Sciple: Yeah. You talked about the brokerage revenue. It was up in spite of a real estate market that contracted somewhat in 2017. To see that continue to trend up going into the first quarter of this year is positive. Also, when it comes to that growth, management talked about, they'd been a little bit hesitant to hire a large number of agents in 2018, as there was some weakness in the real estate market. As we see things solidify underneath them, you might see that growth rate tick up a little bit.
You saw their loss expand a little bit in this quarter vs. a year ago. $67 million loss vs. $36 million in the year-ago quarter. However, that's driven in large part -- you mentioned Redfin Now, some investments they're making there. Also, in the first part of this year, they really started ramping up a national advertising campaign. They had a Super Bowl ad. The CEO was talking about, 2019 is going to be the story of what happens to Redfin when the entire country is aware of our customer value proposition. They've been really rolling out advertising to make sure as many people as possible are aware of that.
Tim, as you see them going after a broad mass audience, do you think Redfin is really starting to hit that turning point where they're hitting scale and can really start to press on these things in a large, broad way?
Beyers: Well, they're building out tools to help them do that. It's uncomfortable. They're stretching their agents a little bit, which is why you saw some shrinking -- we talked about this before the show, Nick -- some shrinking in the gross margins. That's because they've got some agents that are learning how to take on a bigger workload using their tools. So they're figuring out exactly what the right mix is. They're not there yet. I think it would be a mistake to say they're there. But they're getting there. They're getting much closer. And I do think that it's absolutely right.
One of the things that could make Redfin a massive winner from here is if it moves from its traditional domain on the coasts, both East and West Coast, into the interior. There's a fascinating stat on U-Haul. The cost of renting a U-Haul to go from California to Texas is much higher, more than double the cost of renting a U-Haul to go from Dallas to Los Angeles. I think that's fascinating! It means that there's an internal migration. Redfin is doing this at a very interesting time. As they expand into new markets, and they get people aware of them, they're going to have a chance to grab some of that low-hanging fruit in the markets when they show up and say, "Hey, we're here, and you've heard of us, because we had a Super Bowl ad, we have YouTube ads, we're on social media, we're advertising in a bigger way, we're doing brand advertising." They're going to have a chance to get some of that low-hanging fruit. I think that's good.
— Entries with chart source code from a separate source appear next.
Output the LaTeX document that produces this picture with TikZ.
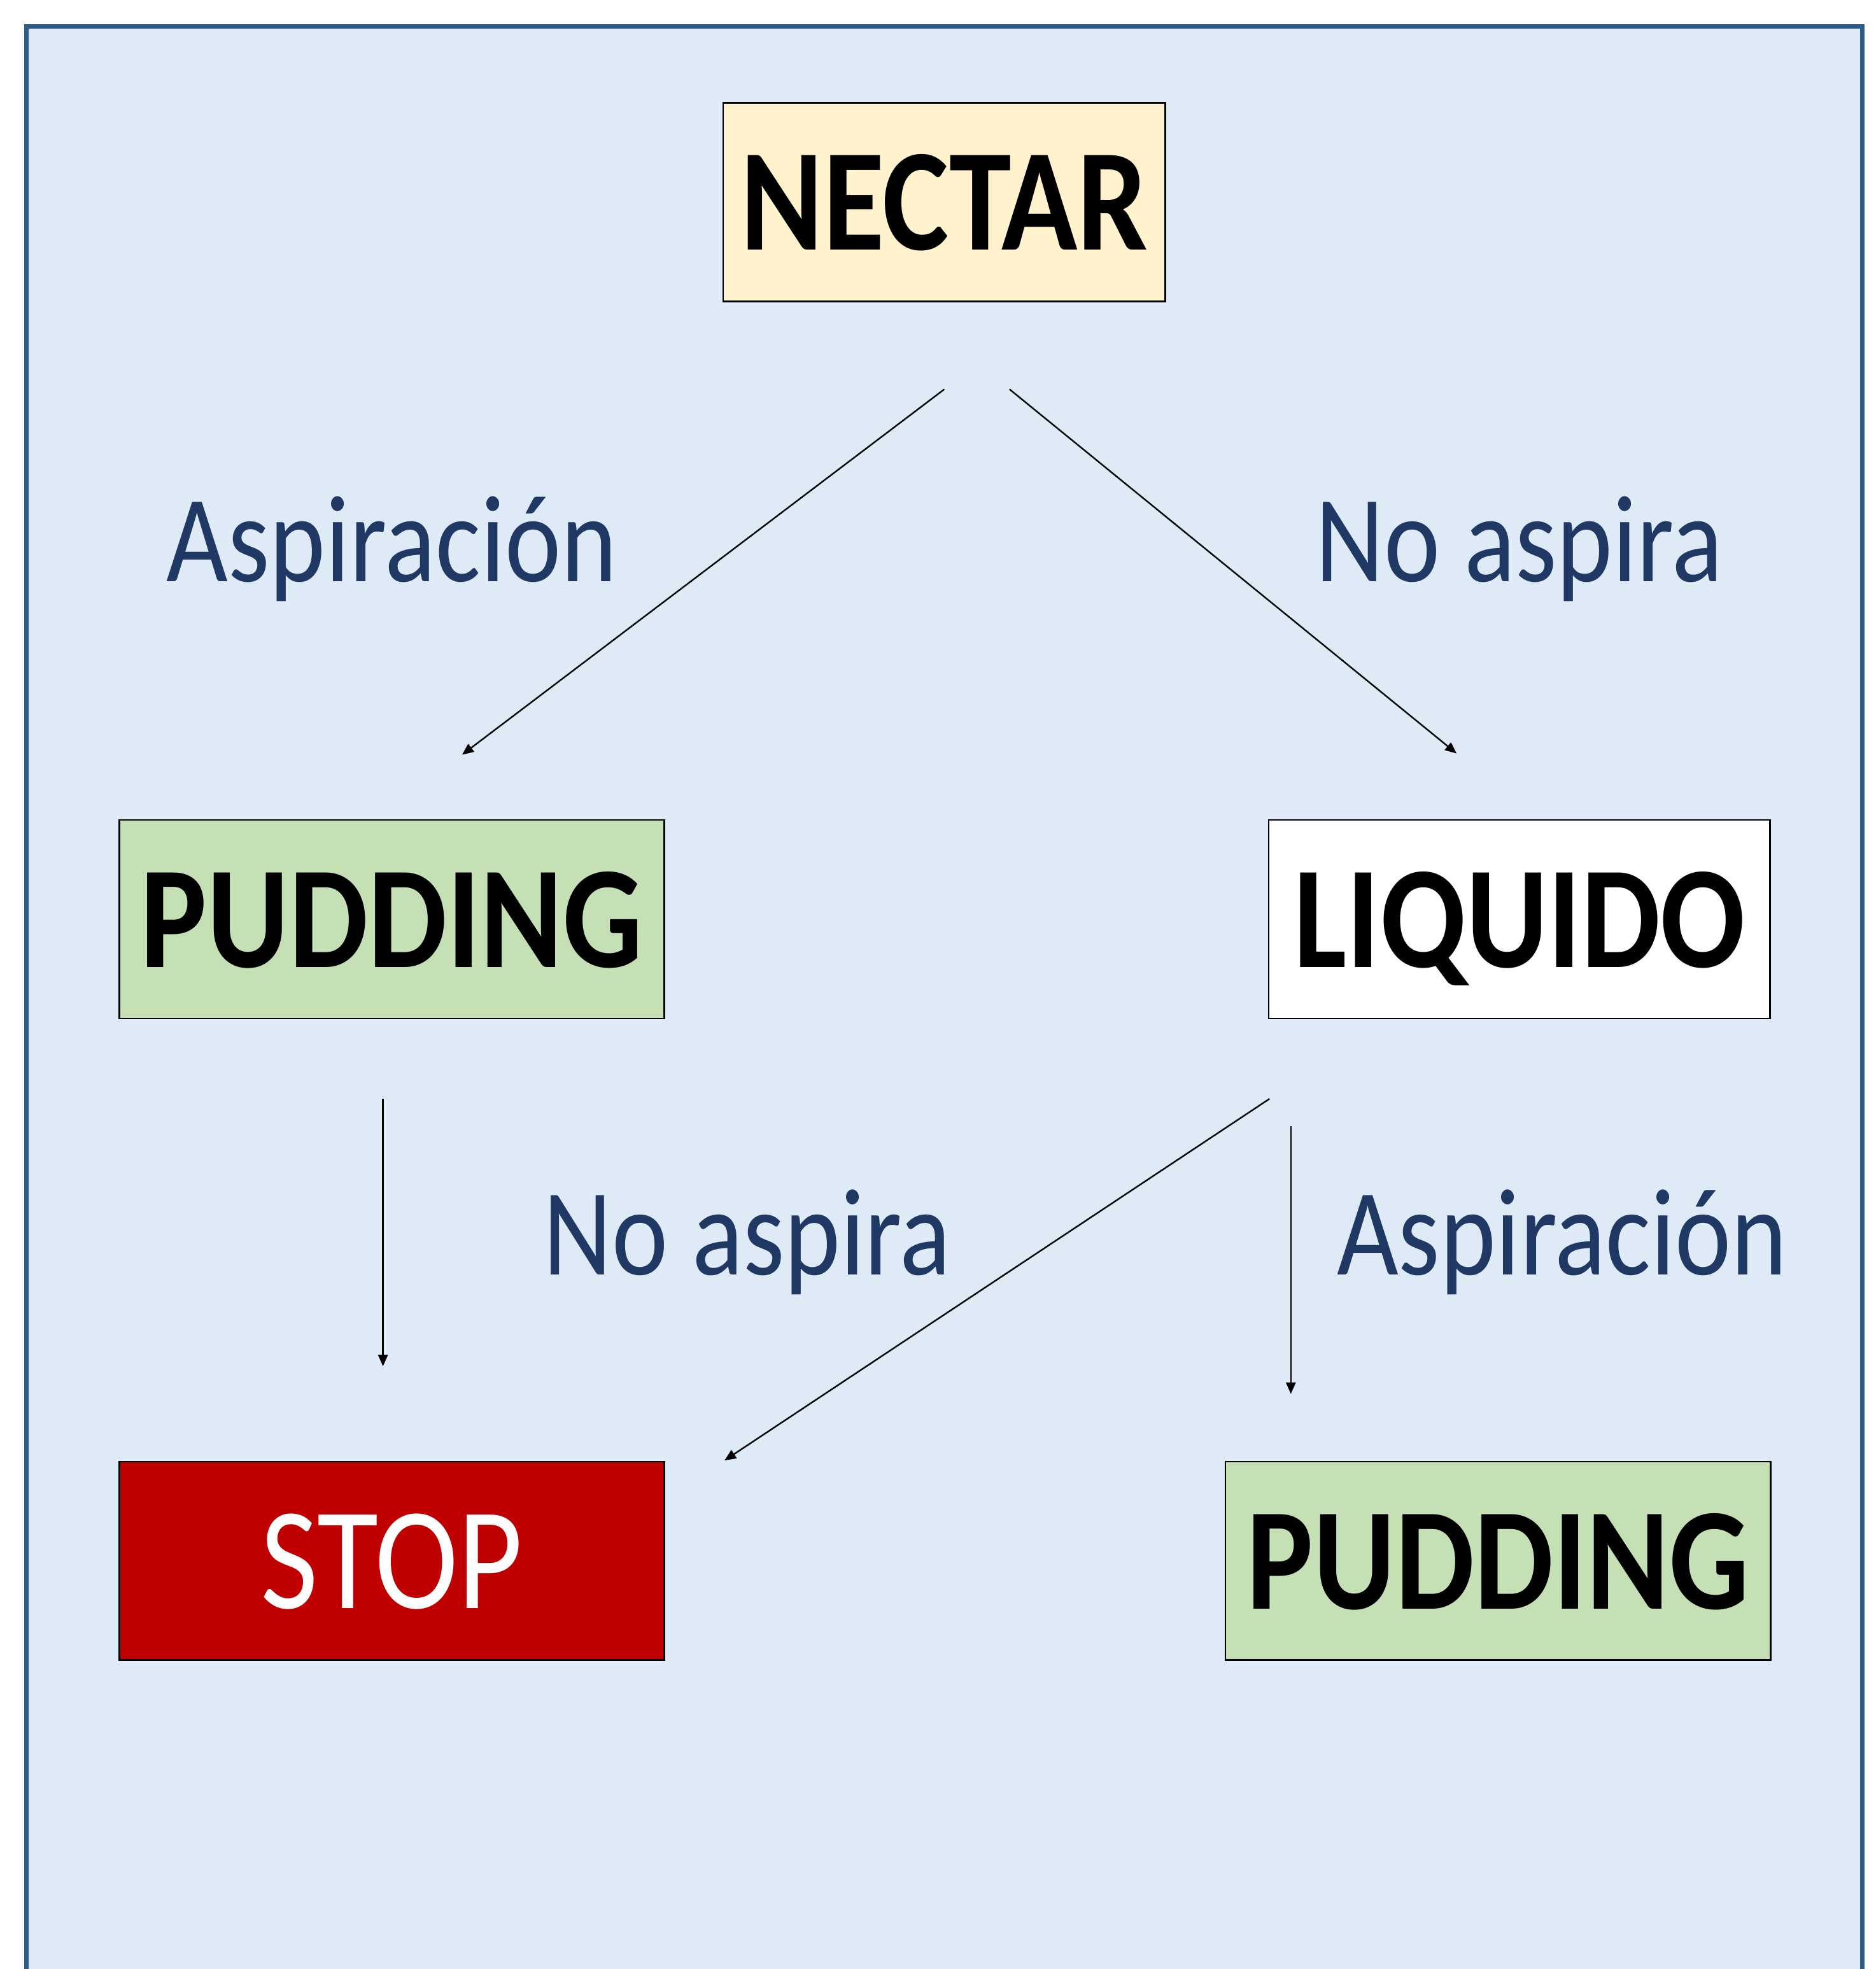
\documentclass[tikz,border=0pt]{standalone}
\usepackage{fontspec}
\setmainfont{Carlito}[FakeStretch=0.86]
\usetikzlibrary{arrows.meta}
\definecolor{bgblue}{HTML}{DEEAF6}
\definecolor{rimblue}{HTML}{2F5A8C}
\definecolor{labblue}{HTML}{1F3864}
\definecolor{nectarfill}{HTML}{FFF2CC}
\definecolor{greenfill}{HTML}{C5E0B4}
\definecolor{stopred}{HTML}{C00000}
\newcommand{\bigfs}{\fontsize{33}{36}\selectfont}
\newcommand{\labfs}{\fontsize{28}{31}\selectfont}

\begin{document}
\begin{tikzpicture}[x=0.01cm, y=-0.01cm,
    box/.style = {draw, line width=0.4pt, minimum height=1.58cm, text depth=0pt, font=\bigfs\bfseries},
    lab/.style = {text=labblue, font=\labfs, anchor=base},
    arr/.style = {-{Triangle[length=2.6pt, width=2.2pt]}, line width=0.35pt}]
    \useasboundingbox (0,0) rectangle (1494,1568);
    \fill[bgblue] (21,21) rectangle (1483,1600);
    \draw[rimblue, line width=1.1pt] (21,1600) -- (21,21) -- (1483,21) -- (1483,1600);

    \node[box, fill=nectarfill, minimum width=3.52cm] (nectar) at (752,161) {NECTAR};
    \foreach \n/\x/\y/\w/\c/\t in {pudA/312/732/4.34cm/greenfill/PUDDING,
                                  liquido/1210/732/3.99cm/white/LIQUIDO,
                                  pudB/1193/1243/4.34cm/greenfill/PUDDING} {
      \node[box, fill=\c, minimum width=\w] (\n) at (\x,\y) {\t};
    }
    \node[box, fill=stopred, text=white, font=\bigfs, minimum width=4.34cm] (stop) at (312,1243) {STOP};

    \node[lab] (asp1) at (312,463) {Aspiración};
    \node[lab] (noasp1) at (1210,463) {No aspira};
    \node[lab] (noasp2) at (595,1015) {No aspira};
    \node[lab] (asp2) at (1244,1015) {Aspiración};

    \coordinate (a1) at (752,310);  \coordinate (b1) at (368,601);
    \coordinate (a2) at (804,310);  \coordinate (b2) at (1160,600);
    \coordinate (a3) at (305,875);  \coordinate (b3) at (305,1088);
    \coordinate (a4) at (1011,875); \coordinate (b4) at (577,1163);
    \coordinate (a5) at (1028,897); \coordinate (b5) at (1028,1110);
    \foreach \i\j in {a1/b1, a2/b2, a3/b3, a4/b4, a5/b5} {
      \draw[arr] (\i) -- (\j);
    }
  \end{tikzpicture}
\end{document}
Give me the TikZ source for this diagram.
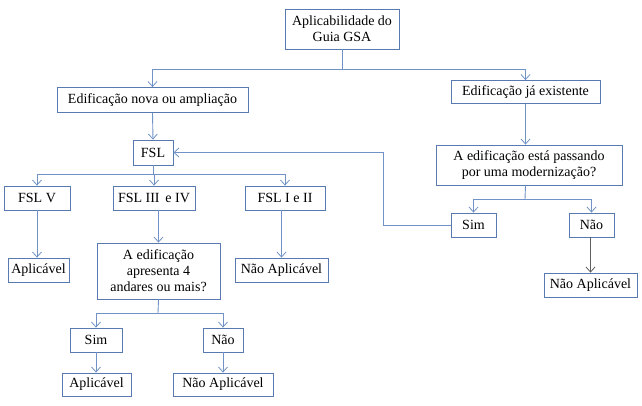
\documentclass[tikz,border=0pt]{standalone}
\usepackage{fontspec}
\setmainfont{Liberation Serif}
\usetikzlibrary{arrows.meta}
\definecolor{boxcol}{RGB}{88,122,176}
\definecolor{linecol}{RGB}{112,146,198}
\definecolor{darkline}{RGB}{95,95,95}
\tikzset{
  fbox/.style={draw=boxcol, line width=0.8pt, fill=white, align=center, inner sep=0pt,
    font=\fontsize{14}{16}\selectfont},
  conn/.style={draw=linecol, line width=0.9pt},
  arr/.style={conn, -{Straight Barb[length=5pt,width=9pt,line width=0.8pt]}},
  darr/.style={arr, draw=darkline},
}
\newcommand{\bx}[6]{\node[fbox, minimum width=#4pt, minimum height=#5pt] (#1) at (#2,#3) {#6};}
\begin{document}
\begin{tikzpicture}[x=1pt,y=-1pt]
\useasboundingbox (0,0) rectangle (642,406);
% nodes
\bx{top}{342}{29}{114}{40}{Aplicabilidade do\\Guia GSA}
\bx{nova}{152.5}{100}{191}{25}{Edificação nova ou ampliação}
\bx{existe}{525.5}{92}{149}{23}{Edificação já existente}
\bx{fsl}{153}{152.5}{40}{25}{FSL}
\bx{fslv}{37}{198}{66}{24}{FSL V}
\bx{fsl34}{154}{198}{82}{24}{FSL III\, e IV}
\bx{fsl12}{285}{198}{80}{24}{FSL I e II}
\bx{aplic1}{38.5}{270}{61}{24}{Aplicável}
\bx{perg}{158.5}{271}{123}{56}{A edificação\\apresenta 4\\andares ou mais?}
\bx{naoapl1}{281.5}{270}{93}{24}{Não Aplicável}
\bx{modern}{529}{165}{186}{40}{A edificação está passando\\por uma modernização?}
\bx{sim1}{473.5}{225}{45}{24}{Sim}
\bx{nao1}{591.5}{225}{45}{24}{Não}
\bx{naoapl2}{590.5}{285}{93}{24}{Não Aplicável}
\bx{sim2}{96}{340}{52}{24}{Sim}
\bx{nao2}{223}{340}{40}{24}{Não}
\bx{aplic2}{96.5}{384.5}{69}{23}{Aplicável}
\bx{naoapl3}{223}{384.5}{100}{23}{Não Aplicável}
% branch points
\coordinate (b1) at (342,69);
\coordinate (b2) at (153,174);
\coordinate (b3) at (525,199);
\coordinate (b4) at (158,313);
\coordinate (loop) at (383,225);
% connectors
\draw[conn] (top.south) -- (b1);
\draw[arr] (b1) -| (nova.north);
\draw[arr] (b1) -| (existe.north);
\draw[arr] (nova.south) -- (fsl.north);
\draw[conn] (fsl.south) -- (b2);
\draw[arr] (b2) -| (fslv.north);
\draw[arr] (b2) -| (fsl34.north);
\draw[arr] (b2) -| (fsl12.north);
\draw[arr] (fslv.south) -- (fslv.south |- aplic1.north);
\draw[arr] (perg.north |- fsl34.south) -- (perg.north);
\draw[arr] (fsl12.south -| naoapl1.north) -- (naoapl1.north);
\draw[arr] (existe.south) -- (existe.south |- modern.north);
\draw[conn] (existe.south |- modern.south) -- (b3);
\draw[arr] (b3) -| (sim1.north);
\draw[arr] (b3) -| (nao1.north);
\draw[arr] (sim1.west) -- (loop) |- (fsl.east);
\draw[darr] (nao1.south -| naoapl2.north) -- (naoapl2.north);
\draw[conn] (perg.south) -- (b4);
\draw[arr] (b4) -| (sim2.north);
\draw[arr] (b4) -| (nao2.north);
\draw[arr] (sim2.south) -- (sim2.south |- aplic2.north);
\draw[arr] (nao2.south) -- (nao2.south |- naoapl3.north);
\end{tikzpicture}
\end{document}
But they are going to have to build better tools, they're going to have to do it quickly. What I mean by that is, for example, instead of having an agent schedule your appointment to see a home, you're going to go into an online calendar and do that, or you'll get an email that says, choose your time. They'll automate some of that. They do need to make agents more efficient, and they recognize that, but they're working on fixing that problem. And as they do, I think they will scale up very well.
Sciple: Yeah, I think when you're looking at their scale, there's always going to be some role for that touch of an agent, and the need to increase that labor pool is going to put a cap on how quickly they can just ramp up growth. There's always going to be some moderation to that growth driven by the people you have to bring in. You have to have those relationships and touch to at least a certain part of the market.